Albert called Morgan the “luckiest girl on the face of the earth.” The teen was a fraction of an inch away from being charged with murder and facing life in prison, Albert said.
“There is no just sentence except the high end,” Albert said. “She has earned every day of it.”
Albert said Morgan already has received leniency. Prosecutors could have tacked on additional charges, including filing the case so she faced additional mandatory prison time for committing a crime with a gun.
The victim was at Tuesday’s hearing with his family. He told Superior Court Judge Linda Krese that he now lives in fear. He also said he is happy to be alive.
Morgan’s attorney Thomas Cox said his client has no criminal history, and he asked for leniency.
“I’m not sure where this came from. She has no juvenile record. I’m not sure she was herself,” Cox said.

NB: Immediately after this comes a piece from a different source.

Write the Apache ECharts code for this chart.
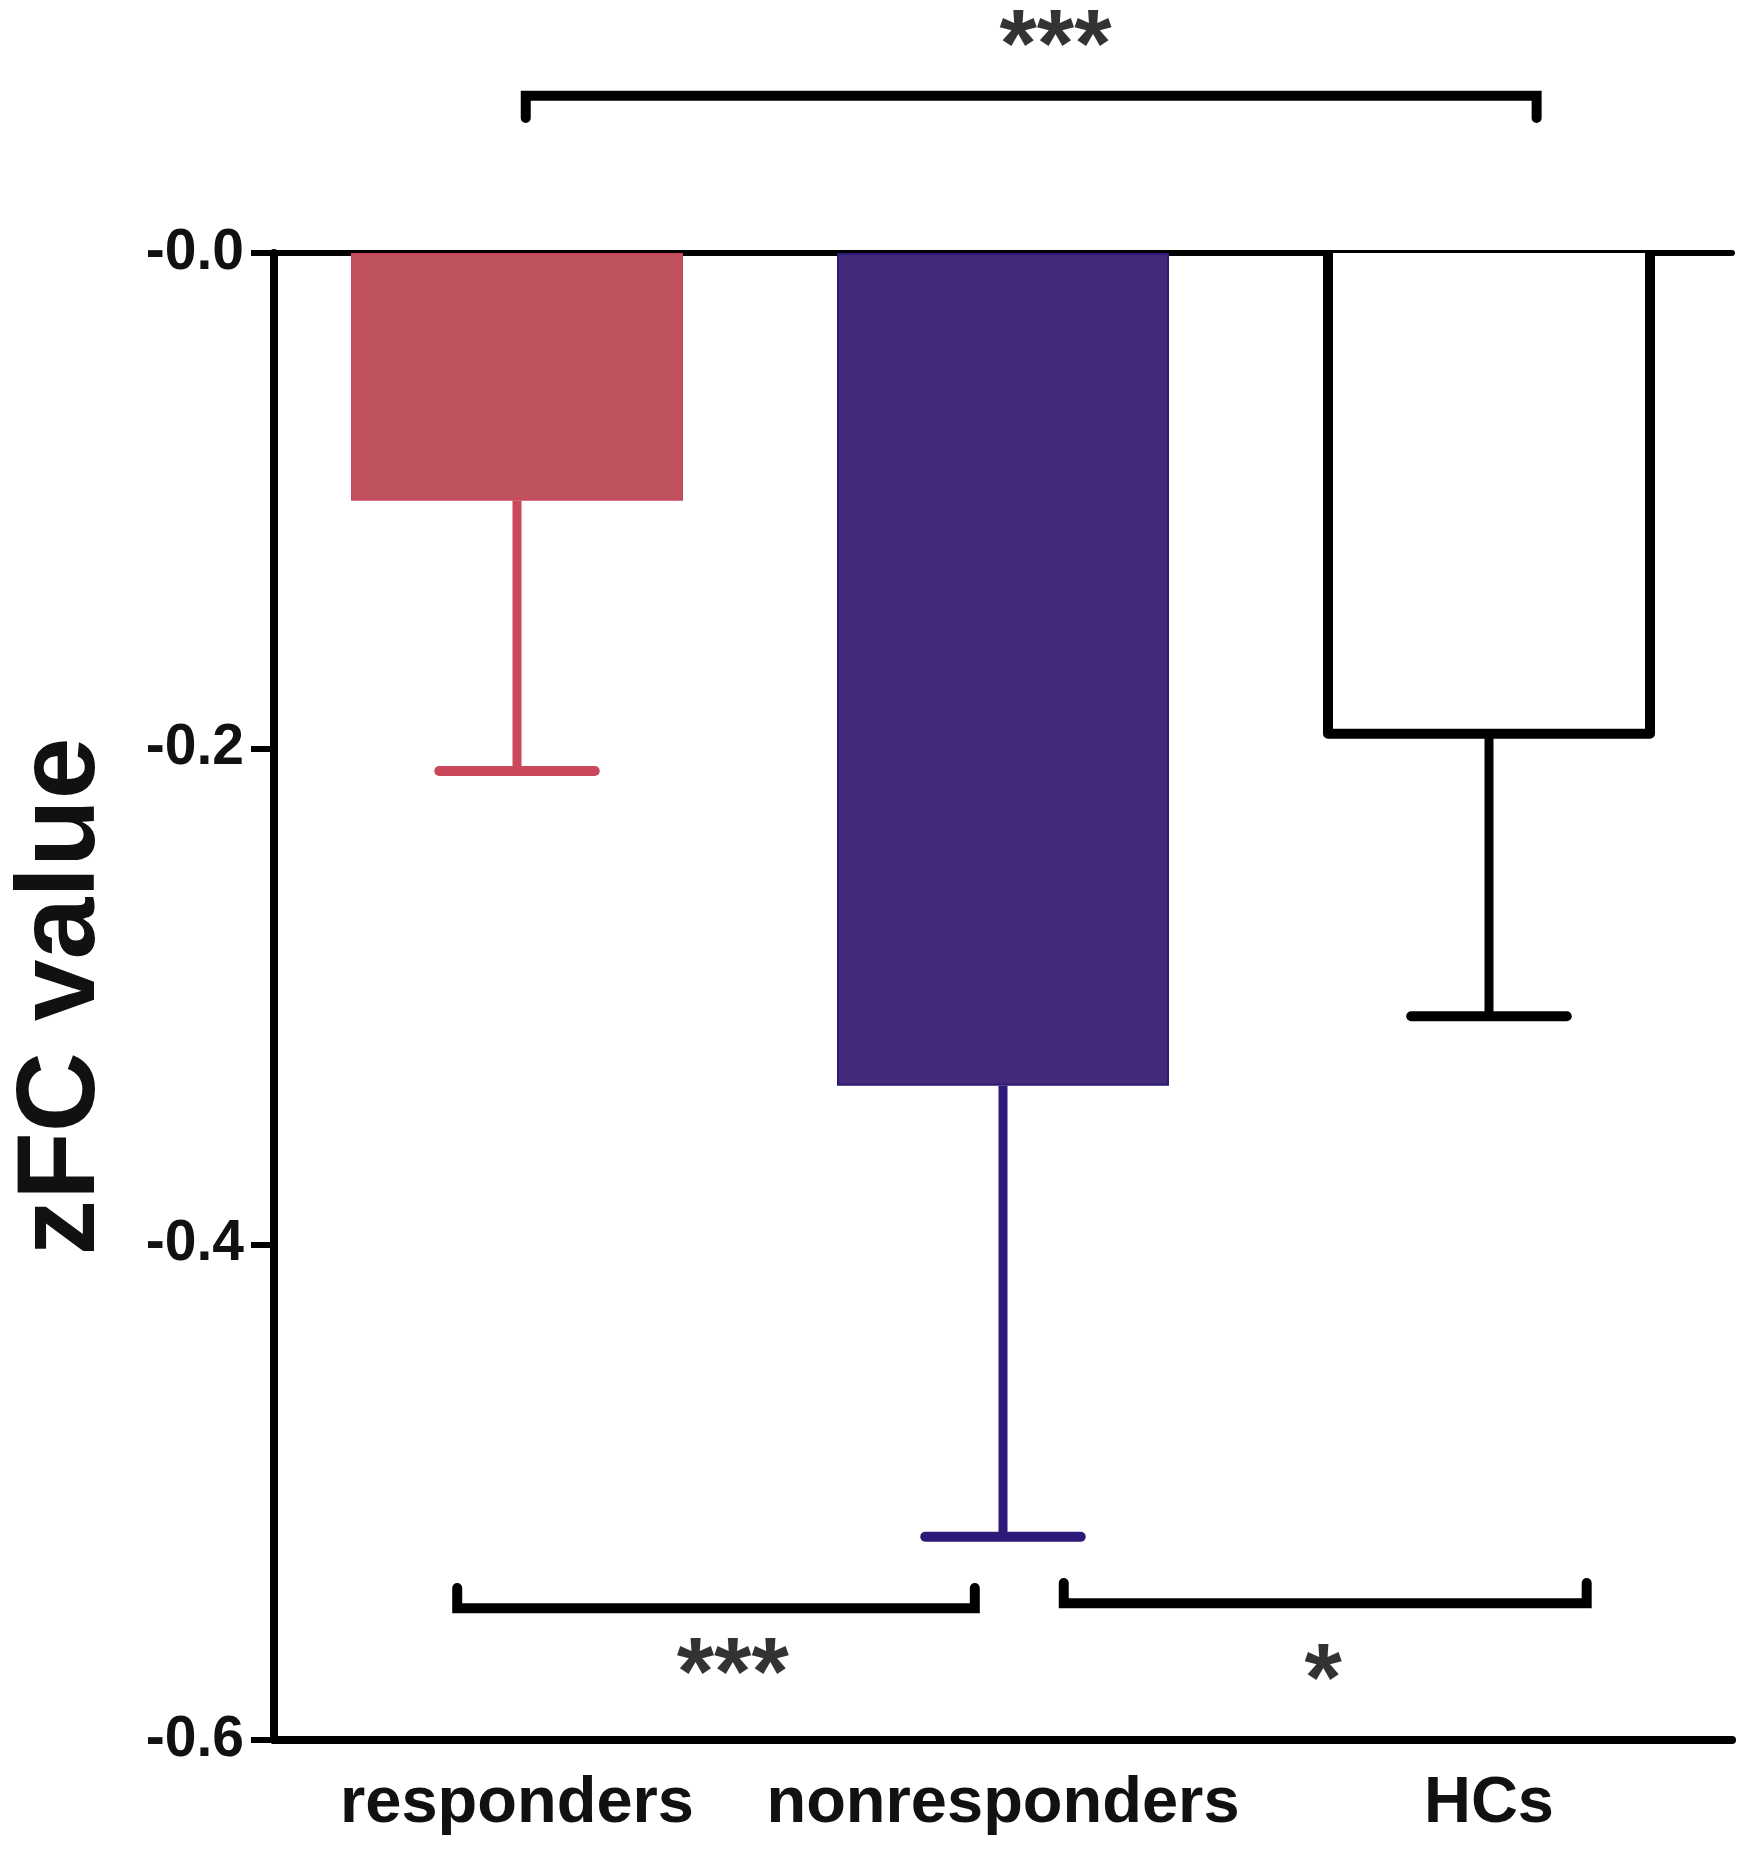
<!DOCTYPE html>
<html>
<head>
<meta charset="utf-8">
<title>zFC value</title>
<script src="https://cdn.jsdelivr.net/npm/echarts@6.0.0/dist/echarts.min.js"></script>
<style>
    html, body { margin: 0; padding: 0; background: #fff; }
    #bar_chart { width: 1750px; height: 1855px; }
</style>
</head>
<body>
<div id="bar_chart"></div>
<script>
    // groups and values
    const group_names = ['responders', 'nonresponders', 'HCs']
    const group_mean = [-0.100, -0.336, -0.194]
    const group_err_end = [-0.209, -0.518, -0.308]
    const y_ticks = [-0.6, -0.4, -0.2, 0]

    // significance brackets, x in category units (0 = first group), y in zFC units
    const bracket_top = [[0.018, 0.0545], [0.018, 0.0634], [2.098, 0.0634], [2.098, 0.0545]]
    const bracket_left = [[-0.123, -0.5387], [-0.123, -0.5468], [0.942, -0.5468], [0.942, -0.5387]]
    const bracket_right = [[1.125, -0.5367], [1.125, -0.5448], [2.201, -0.5448], [2.201, -0.5367]]
    const star_x = [1.108, 0.444, 1.659]
    const star_y = [0.0902, -0.5666, -0.569]
    const star_text = ['***', '***', '*']

    const fill_colors = ['#c0515e', '#42297a', '#ffffff']
    const line_colors = ['#c9485b', '#2d1a78', '#000000']
    const outlined = [false, false, true]
    const bar_width = 332
    const font_name = '"Liberation Sans", Arial, Helvetica, sans-serif'

    let bar_chart = echarts.init(document.getElementById('bar_chart'))

    function bracket_series(points) {
        return {
            type: 'line',
            xAxisIndex: 2,
            data: points,
            symbol: 'none',
            clip: false,
            silent: true,
            lineStyle: {color: '#000', width: 10, cap: 'round', join: 'miter'},
            z: 5
        }
    }

    let bar_chart_option = {
        animation: false,
        backgroundColor: '#fff',
        grid: {left: 271, top: 253, width: 1461, bottom: 115, containLabel: false},
        xAxis: [
            {
                type: 'category',
                data: group_names,
                position: 'bottom',
                axisLine: {onZero: false, lineStyle: {color: '#000', width: 8}},
                axisTick: {alignWithLabel: true, length: 27, lineStyle: {color: '#000', width: 6}},
                axisLabel: {
                    interval: 0,
                    margin: 32,
                    fontFamily: font_name,
                    fontSize: 65,
                    fontWeight: 'bold',
                    color: '#111'
                }
            },
            {
                // zero line along the top
                type: 'category',
                data: group_names,
                position: 'top',
                axisLine: {onZero: false, lineStyle: {color: '#000', width: 6}},
                axisTick: {show: false},
                axisLabel: {show: false}
            },
            {
                type: 'value',
                min: -0.5,
                max: 2.5,
                show: false
            }
        ],
        yAxis: {
            type: 'value',
            min: y_ticks[0],
            max: y_ticks[y_ticks.length - 1],
            interval: 0.2,
            name: 'zFC value',
            nameLocation: 'middle',
            nameGap: 155,
            nameTextStyle: {
                fontFamily: font_name,
                fontSize: 111,
                fontWeight: 'bold',
                color: '#111'
            },
            splitLine: {show: false},
            axisLine: {show: true, onZero: false, lineStyle: {color: '#000', width: 8}},
            axisTick: {show: true, length: 23, lineStyle: {color: '#000', width: 6}},
            axisLabel: {
                margin: 30,
                fontFamily: font_name,
                fontSize: 57,
                fontWeight: 'bold',
                color: '#111',
                formatter: function (value) {
                    return value === 0 ? '-0.0' : value.toFixed(1)
                }
            }
        },
        series: [
            {
                type: 'bar',
                xAxisIndex: 0,
                barWidth: bar_width,
                data: group_mean.map((val, index) => {
                    return {
                        value: val,
                        itemStyle: {
                            color: fill_colors[index],
                            borderColor: line_colors[index],
                            borderWidth: outlined[index] ? 0 : 2
                        }
                    }
                }),
                z: 2
            },
            {
                // error bars (one-sided, downwards) and outline of the open bar
                type: 'custom',
                xAxisIndex: 0,
                data: group_mean.map((val, index) => [index, val, group_err_end[index]]),
                renderItem: function (params, api) {
                    const idx = api.value(0)
                    const zero = api.coord([idx, 0])
                    const top = api.coord([idx, api.value(1)])
                    const bottom = api.coord([idx, api.value(2)])
                    const half_cap = api.size([1, 0])[0] * 0.16
                    const color = line_colors[params.dataIndex]
                    const children = []
                    if (outlined[params.dataIndex]) {
                        const hw = bar_width / 2 - 5
                        children.push({
                            type: 'polyline',
                            shape: {
                                points: [
                                    [top[0] - hw, zero[1]], [top[0] - hw, top[1]],
                                    [top[0] + hw, top[1]], [top[0] + hw, zero[1]]
                                ]
                            },
                            style: {stroke: color, lineWidth: 10, fill: null, lineJoin: 'round'}
                        })
                    }
                    children.push({
                        type: 'line',
                        shape: {x1: top[0], y1: top[1], x2: bottom[0], y2: bottom[1]},
                        style: {stroke: color, lineWidth: 9}
                    })
                    children.push({
                        type: 'line',
                        shape: {x1: bottom[0] - half_cap, y1: bottom[1], x2: bottom[0] + half_cap, y2: bottom[1]},
                        style: {stroke: color, lineWidth: 10, lineCap: 'round'}
                    })
                    return {type: 'group', children: children}
                },
                z: 3
            },
            bracket_series(bracket_top),
            bracket_series(bracket_left),
            bracket_series(bracket_right),
            {
                type: 'scatter',
                xAxisIndex: 2,
                symbolSize: 0,
                clip: false,
                silent: true,
                data: star_x.map((x, i) => ({value: [x, star_y[i]], text: star_text[i]})),
                label: {
                    show: true,
                    position: 'inside',
                    offset: [0, 20],
                    formatter: function (params) {
                        return params.data.text
                    },
                    fontFamily: font_name,
                    fontSize: 96,
                    fontWeight: 'bold',
                    color: '#000'
                },
                z: 6
            }
        ]
    }

    bar_chart.setOption(bar_chart_option)
</script>
</body>
</html>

The attorney also urged Krese to consider that Morgan has a young son she needs to raise.
Morgan apologized, wiping away tears. She told Krese she was mad at the victim and reacted in a way she shouldn’t have.
Morgan asked the man to forgive her.
“I’m very thankful you didn’t die,” she said.
Krese agreed that Morgan deserved a high-end sentence. The judge said Morgan initiated a violent crime that severely injured a man and she did it knowing she was risking her relationship with her then-3-month-old son.
“I feel for her child, who is going to be without her for many years,” Krese said.
Till, 19, pleaded guilty in June to first-degree assault and was sentenced to more than a decade in prison. Wolff, 17, was sentenced to more than two years in prison after pleading guilty to first-degree burglary.